* _DATA PROVIDED_:
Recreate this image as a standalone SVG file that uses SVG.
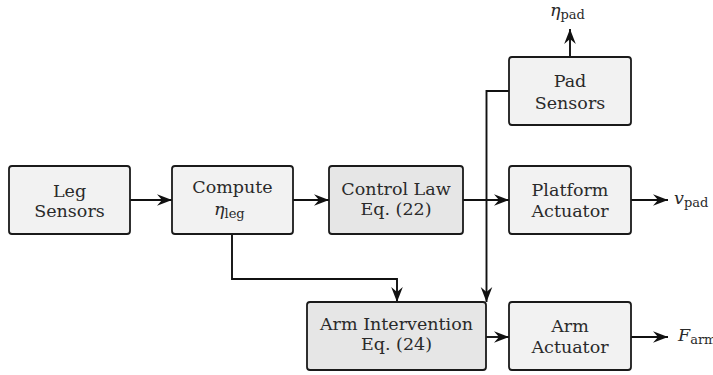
<svg xmlns="http://www.w3.org/2000/svg" width="713" height="375" viewBox="0 0 713 375">
<style>
.box{stroke:#1a1a1a;stroke-width:1.8;}
.lt{fill:#f2f2f2;}
.dk{fill:#e6e6e6;}
.t{font-family:'DejaVu Serif',serif;font-size:17.5px;fill:#2a2a2a;text-anchor:middle;}
.m{font-family:'DejaVu Serif',serif;font-size:17.5px;fill:#2a2a2a;}
.s{font-size:13px;}
.c{fill:none;stroke:#111;stroke-width:1.9;}
</style>
<defs>
<marker id="arr" viewBox="-16 -7 17 14" refX="0" refY="0" markerWidth="17" markerHeight="14" markerUnits="userSpaceOnUse" orient="auto">
<path d="M0,0 L-15,-5.8 L-10,0 L-15,5.8 Z" fill="#111"/>
</marker>
</defs>
<g id="connectors">
<path class="c" d="M130,200 H172" marker-end="url(#arr)"/>
<path class="c" d="M293,200 H329" marker-end="url(#arr)"/>
<path class="c" d="M463,200 H509" marker-end="url(#arr)"/>
<path class="c" d="M232,234 V279 H397 V302" marker-end="url(#arr)"/>
<path class="c" d="M509,91 H486.5 V302" marker-end="url(#arr)"/>
<path class="c" d="M486,337 H509" marker-end="url(#arr)"/>
<path class="c" d="M570,57 V29" marker-end="url(#arr)"/>
<path class="c" d="M631,200 H668" marker-end="url(#arr)"/>
<path class="c" d="M631,337 H668" marker-end="url(#arr)"/>
</g>
<g id="leg-sensors">
<rect class="box lt" x="9" y="166" width="121" height="68" rx="3"/>
<text class="t" x="69.5" y="197">Leg</text>
<text class="t" x="69.5" y="217">Sensors</text>
</g>
<g id="compute">
<rect class="box lt" x="172" y="166" width="121" height="68" rx="3"/>
<text class="t" x="232.5" y="193">Compute</text>
<text class="m" x="214" y="215"><tspan font-style="italic">η</tspan><tspan class="s" dy="3">leg</tspan></text>
</g>
<g id="control-law">
<rect class="box dk" x="329" y="166" width="134" height="68" rx="3"/>
<text class="t" x="396" y="195">Control Law</text>
<text class="t" x="396" y="215">Eq. (22)</text>
</g>
<g id="pad-sensors">
<rect class="box lt" x="509" y="57" width="122" height="68" rx="3"/>
<text class="t" x="570" y="87">Pad</text>
<text class="t" x="570" y="109">Sensors</text>
</g>
<g id="platform-actuator">
<rect class="box lt" x="509" y="166" width="122" height="68" rx="3"/>
<text class="t" x="570" y="196">Platform</text>
<text class="t" x="570" y="217">Actuator</text>
</g>
<g id="arm-intervention">
<rect class="box dk" x="307" y="302" width="179" height="68" rx="3"/>
<text class="t" x="396.5" y="330">Arm Intervention</text>
<text class="t" x="396.5" y="350">Eq. (24)</text>
</g>
<g id="arm-actuator">
<rect class="box lt" x="509" y="302" width="122" height="68" rx="3"/>
<text class="t" x="570" y="332">Arm</text>
<text class="t" x="570" y="353">Actuator</text>
</g>
<g id="outputs">
<text class="m" x="550" y="16"><tspan font-style="italic">η</tspan><tspan class="s" dy="3">pad</tspan></text>
<text class="m" x="674" y="204"><tspan font-style="italic">v</tspan><tspan class="s" dy="3">pad</tspan></text>
<text class="m" x="678" y="341"><tspan font-style="italic">F</tspan><tspan class="s" dy="3">arm</tspan></text>
</g>
</svg>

* _AIM_: Without the pictures, print the whole listing exactly as given.

* _RESPONSE FOR THIS EXERCISE_:
Recreate this image as a standalone SVG file that uses SVG.
<svg xmlns="http://www.w3.org/2000/svg" width="713" height="375" viewBox="0 0 713 375">
<style>
.box{stroke:#1a1a1a;stroke-width:1.8;}
.lt{fill:#f2f2f2;}
.dk{fill:#e6e6e6;}
.t{font-family:'DejaVu Serif',serif;font-size:17.5px;fill:#2a2a2a;text-anchor:middle;}
.m{font-family:'DejaVu Serif',serif;font-size:17.5px;fill:#2a2a2a;}
.s{font-size:13px;}
.c{fill:none;stroke:#111;stroke-width:1.9;}
</style>
<defs>
<marker id="arr" viewBox="-16 -7 17 14" refX="0" refY="0" markerWidth="17" markerHeight="14" markerUnits="userSpaceOnUse" orient="auto">
<path d="M0,0 L-15,-5.8 L-10,0 L-15,5.8 Z" fill="#111"/>
</marker>
</defs>
<g id="connectors">
<path class="c" d="M130,200 H172" marker-end="url(#arr)"/>
<path class="c" d="M293,200 H329" marker-end="url(#arr)"/>
<path class="c" d="M463,200 H509" marker-end="url(#arr)"/>
<path class="c" d="M232,234 V279 H397 V302" marker-end="url(#arr)"/>
<path class="c" d="M509,91 H486.5 V302" marker-end="url(#arr)"/>
<path class="c" d="M486,337 H509" marker-end="url(#arr)"/>
<path class="c" d="M570,57 V29" marker-end="url(#arr)"/>
<path class="c" d="M631,200 H668" marker-end="url(#arr)"/>
<path class="c" d="M631,337 H668" marker-end="url(#arr)"/>
</g>
<g id="leg-sensors">
<rect class="box lt" x="9" y="166" width="121" height="68" rx="3"/>
<text class="t" x="69.5" y="197">Leg</text>
<text class="t" x="69.5" y="217">Sensors</text>
</g>
<g id="compute">
<rect class="box lt" x="172" y="166" width="121" height="68" rx="3"/>
<text class="t" x="232.5" y="193">Compute</text>
<text class="m" x="214" y="215"><tspan font-style="italic">η</tspan><tspan class="s" dy="3">leg</tspan></text>
</g>
<g id="control-law">
<rect class="box dk" x="329" y="166" width="134" height="68" rx="3"/>
<text class="t" x="396" y="195">Control Law</text>
<text class="t" x="396" y="215">Eq. (22)</text>
</g>
<g id="pad-sensors">
<rect class="box lt" x="509" y="57" width="122" height="68" rx="3"/>
<text class="t" x="570" y="87">Pad</text>
<text class="t" x="570" y="109">Sensors</text>
</g>
<g id="platform-actuator">
<rect class="box lt" x="509" y="166" width="122" height="68" rx="3"/>
<text class="t" x="570" y="196">Platform</text>
<text class="t" x="570" y="217">Actuator</text>
</g>
<g id="arm-intervention">
<rect class="box dk" x="307" y="302" width="179" height="68" rx="3"/>
<text class="t" x="396.5" y="330">Arm Intervention</text>
<text class="t" x="396.5" y="350">Eq. (24)</text>
</g>
<g id="arm-actuator">
<rect class="box lt" x="509" y="302" width="122" height="68" rx="3"/>
<text class="t" x="570" y="332">Arm</text>
<text class="t" x="570" y="353">Actuator</text>
</g>
<g id="outputs">
<text class="m" x="550" y="16"><tspan font-style="italic">η</tspan><tspan class="s" dy="3">pad</tspan></text>
<text class="m" x="674" y="204"><tspan font-style="italic">v</tspan><tspan class="s" dy="3">pad</tspan></text>
<text class="m" x="678" y="341"><tspan font-style="italic">F</tspan><tspan class="s" dy="3">arm</tspan></text>
</g>
</svg>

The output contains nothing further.